Ans: According to Calibration Manual: “TP8 and TP10 can also be used to apply power to the PCA.” And since these two points are on the side of the board I can use crocodile connectors or something similar.
-Q7 closed-

purpose:
Yakuzza,
I'll be borrowing a working 289, so I'll get some readings up soonish.
Trouble is knowing from where to where one measures.

I was onto Fluke UK, asking about their 'fixed price repair' and was told £271 plus this and that.
I'll not be sending it to them.

peter

Yakuzza:
@purpose
Hi. I’ve assumed you managed to repair your unit, but I see you still haven’t fix the issue. Well, about the readings in test points I thought to measure in respect to ground, but maybe that is not a correct approach. Anybody?

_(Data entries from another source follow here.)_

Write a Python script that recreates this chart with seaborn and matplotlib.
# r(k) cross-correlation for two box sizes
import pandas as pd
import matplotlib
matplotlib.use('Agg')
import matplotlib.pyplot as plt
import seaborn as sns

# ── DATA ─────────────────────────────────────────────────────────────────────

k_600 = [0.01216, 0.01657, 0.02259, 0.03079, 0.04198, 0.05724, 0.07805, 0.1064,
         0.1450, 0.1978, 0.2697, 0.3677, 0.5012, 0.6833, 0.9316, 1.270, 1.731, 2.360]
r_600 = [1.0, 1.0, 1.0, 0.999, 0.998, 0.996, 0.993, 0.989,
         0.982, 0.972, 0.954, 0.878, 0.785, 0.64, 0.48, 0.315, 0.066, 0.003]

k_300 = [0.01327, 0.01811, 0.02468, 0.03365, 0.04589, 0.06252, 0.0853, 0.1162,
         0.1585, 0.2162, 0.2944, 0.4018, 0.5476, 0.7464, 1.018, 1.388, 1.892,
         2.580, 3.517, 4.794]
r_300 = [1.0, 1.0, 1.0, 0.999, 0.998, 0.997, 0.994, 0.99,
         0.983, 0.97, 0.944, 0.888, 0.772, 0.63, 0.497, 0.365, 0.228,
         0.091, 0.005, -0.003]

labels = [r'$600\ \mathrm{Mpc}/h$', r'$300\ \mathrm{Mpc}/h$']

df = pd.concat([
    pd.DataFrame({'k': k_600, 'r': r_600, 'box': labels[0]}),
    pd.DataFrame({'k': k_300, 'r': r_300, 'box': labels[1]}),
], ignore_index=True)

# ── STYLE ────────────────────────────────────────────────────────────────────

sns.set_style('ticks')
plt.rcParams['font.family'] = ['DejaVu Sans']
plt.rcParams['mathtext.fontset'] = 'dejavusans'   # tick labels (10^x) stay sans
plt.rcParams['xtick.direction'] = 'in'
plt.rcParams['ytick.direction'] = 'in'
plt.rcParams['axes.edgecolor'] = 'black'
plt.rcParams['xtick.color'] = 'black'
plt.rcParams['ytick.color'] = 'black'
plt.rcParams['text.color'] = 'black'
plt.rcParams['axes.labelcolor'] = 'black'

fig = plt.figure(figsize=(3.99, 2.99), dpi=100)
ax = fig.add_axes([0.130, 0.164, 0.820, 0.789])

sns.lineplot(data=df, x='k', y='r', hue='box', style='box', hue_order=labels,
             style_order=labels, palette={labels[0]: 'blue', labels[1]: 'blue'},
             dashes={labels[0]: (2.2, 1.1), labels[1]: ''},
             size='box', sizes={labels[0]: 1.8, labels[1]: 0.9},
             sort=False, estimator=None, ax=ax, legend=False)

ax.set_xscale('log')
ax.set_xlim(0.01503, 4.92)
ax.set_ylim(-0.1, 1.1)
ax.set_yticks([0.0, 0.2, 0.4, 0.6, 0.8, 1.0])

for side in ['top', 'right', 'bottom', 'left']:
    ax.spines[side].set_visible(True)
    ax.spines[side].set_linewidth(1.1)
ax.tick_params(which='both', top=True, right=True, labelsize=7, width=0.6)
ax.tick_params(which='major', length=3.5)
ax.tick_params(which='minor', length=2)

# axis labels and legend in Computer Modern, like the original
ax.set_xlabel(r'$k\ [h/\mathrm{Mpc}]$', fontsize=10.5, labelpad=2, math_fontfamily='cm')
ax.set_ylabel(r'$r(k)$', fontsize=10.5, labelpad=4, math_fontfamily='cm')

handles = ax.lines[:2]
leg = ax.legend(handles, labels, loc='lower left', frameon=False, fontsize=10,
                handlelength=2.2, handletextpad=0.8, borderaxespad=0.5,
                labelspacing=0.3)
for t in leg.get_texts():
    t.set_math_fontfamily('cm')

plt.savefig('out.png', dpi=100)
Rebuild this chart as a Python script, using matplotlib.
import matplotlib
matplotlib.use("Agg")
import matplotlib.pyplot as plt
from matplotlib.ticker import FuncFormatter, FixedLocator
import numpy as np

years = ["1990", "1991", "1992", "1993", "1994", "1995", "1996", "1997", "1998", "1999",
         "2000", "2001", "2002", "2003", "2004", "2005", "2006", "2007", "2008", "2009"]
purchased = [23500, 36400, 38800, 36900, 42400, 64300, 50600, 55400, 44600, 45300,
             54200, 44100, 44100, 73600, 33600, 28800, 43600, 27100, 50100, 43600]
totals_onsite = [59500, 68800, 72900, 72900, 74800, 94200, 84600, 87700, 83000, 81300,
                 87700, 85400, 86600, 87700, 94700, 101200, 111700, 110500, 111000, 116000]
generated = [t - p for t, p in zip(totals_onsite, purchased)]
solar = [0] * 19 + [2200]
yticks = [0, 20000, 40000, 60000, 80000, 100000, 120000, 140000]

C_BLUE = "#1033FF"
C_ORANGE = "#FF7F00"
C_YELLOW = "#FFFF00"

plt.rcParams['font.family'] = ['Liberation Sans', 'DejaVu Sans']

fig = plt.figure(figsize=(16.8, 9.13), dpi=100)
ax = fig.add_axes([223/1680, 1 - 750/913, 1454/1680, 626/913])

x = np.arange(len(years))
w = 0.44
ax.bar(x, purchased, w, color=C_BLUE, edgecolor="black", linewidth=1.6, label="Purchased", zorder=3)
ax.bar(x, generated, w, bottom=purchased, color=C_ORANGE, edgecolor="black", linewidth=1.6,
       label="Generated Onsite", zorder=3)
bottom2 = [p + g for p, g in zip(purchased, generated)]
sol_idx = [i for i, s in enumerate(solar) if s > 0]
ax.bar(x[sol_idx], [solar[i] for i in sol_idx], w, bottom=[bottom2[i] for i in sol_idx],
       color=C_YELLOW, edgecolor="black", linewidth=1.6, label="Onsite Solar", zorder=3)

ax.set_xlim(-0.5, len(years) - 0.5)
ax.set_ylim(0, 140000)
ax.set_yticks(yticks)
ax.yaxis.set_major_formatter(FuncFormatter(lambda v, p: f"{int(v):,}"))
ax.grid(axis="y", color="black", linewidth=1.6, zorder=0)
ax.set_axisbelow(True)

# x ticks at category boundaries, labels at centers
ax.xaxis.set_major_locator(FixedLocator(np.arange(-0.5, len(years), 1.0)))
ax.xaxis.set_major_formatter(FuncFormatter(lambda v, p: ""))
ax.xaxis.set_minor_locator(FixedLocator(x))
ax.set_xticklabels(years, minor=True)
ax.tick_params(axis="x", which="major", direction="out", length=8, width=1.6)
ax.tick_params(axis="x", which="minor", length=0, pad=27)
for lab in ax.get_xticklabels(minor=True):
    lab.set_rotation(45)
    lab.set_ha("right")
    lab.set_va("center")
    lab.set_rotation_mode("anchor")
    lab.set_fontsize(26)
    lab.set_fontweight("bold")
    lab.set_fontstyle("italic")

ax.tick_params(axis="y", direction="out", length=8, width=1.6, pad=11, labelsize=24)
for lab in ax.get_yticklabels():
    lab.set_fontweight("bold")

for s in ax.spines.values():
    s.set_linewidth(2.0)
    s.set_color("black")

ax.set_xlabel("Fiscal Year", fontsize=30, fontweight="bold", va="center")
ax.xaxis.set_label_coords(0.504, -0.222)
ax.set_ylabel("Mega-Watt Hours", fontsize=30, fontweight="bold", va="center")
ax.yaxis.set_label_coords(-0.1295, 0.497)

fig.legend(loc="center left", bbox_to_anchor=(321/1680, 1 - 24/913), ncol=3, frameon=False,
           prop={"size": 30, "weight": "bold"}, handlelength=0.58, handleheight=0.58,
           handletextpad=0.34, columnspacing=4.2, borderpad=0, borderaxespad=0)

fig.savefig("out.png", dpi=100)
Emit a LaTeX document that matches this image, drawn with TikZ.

I actually just did some readings on the LCD connector and few test pins, and then I realized that it doesn’t make sense to compare it with other unit’s readings. There is no Service Manual available for this model (as far as I tried to find one), so even if we identify differences in readings there is no reference to say what does that mean and what is broken. Don’t you agree?

Tomorrow I will try to grab a friend which owns a CAT mobile phone with infrared camera, so maybe I can have a look at the board and see if there is something suspiciously warmer than other.

The fact is that I don’t want to spend hundreds of pounds for repair of an old unit (with unknown history of usage, without all the accessories and even test leads). I will do few attempts and check what I can, with some advices from you guys, and if it does not help I will just ditch it.

I can share my readings in test points if you like, maybe we can see a pattern anyway  8)

Cheers,
Mike

purpose:
Yep... it's back to NFG.
I'll measure all points on the working 289 relative to the common input for starters and post the results.
I invested in a cheap FLIR TG165, in the hope of seeing something the back of my finger is missing.

peter

purpose:
I've got most readings from a good one... enough to know that my -2.5v rail is kaput.
All measurements taken relative to COM input, switch at VDC and 9V to the battery pads.

TP    BAD    GOOD
1    -0.81   -2.49
2     2.26    0.61
3    -0.13    2.49
4     2.26    0.61
5     2.25    0.61
6     2.24    0.61
7    -0.81   -2.49
8     8.23    6.53
9     1.16    1.11
10  -0.81   -2.49
11   0.23    0.46
12   -0.81   -2.49
13   2.22   0.438
14   -0.81   -2.49
15   2.13   0.438
16   2.11   0.437
17   2.26   0.609
18   0.98   0.68
19   2.13   0.43
20   2.13   0.43
21   2.13   0.43
22   2.13   0.43
23   2.13   0.43

28   -0.81   -2.49

30   -0.81   -2.49
31   -0.81   -2.49
32    2.26    0.61
33    2.26    0.61
 
U20, which I assume to be some sort of pwm, is chuffing along on one side at 293kHz and other side at 143kHz. Both at 97/98% duty.  How pertinent that may be, only one of you can tell me.

BTW... My new TG found the 10mA hungry component, but removing it just brought the draw to the normal 19mA and did nothing for the rails.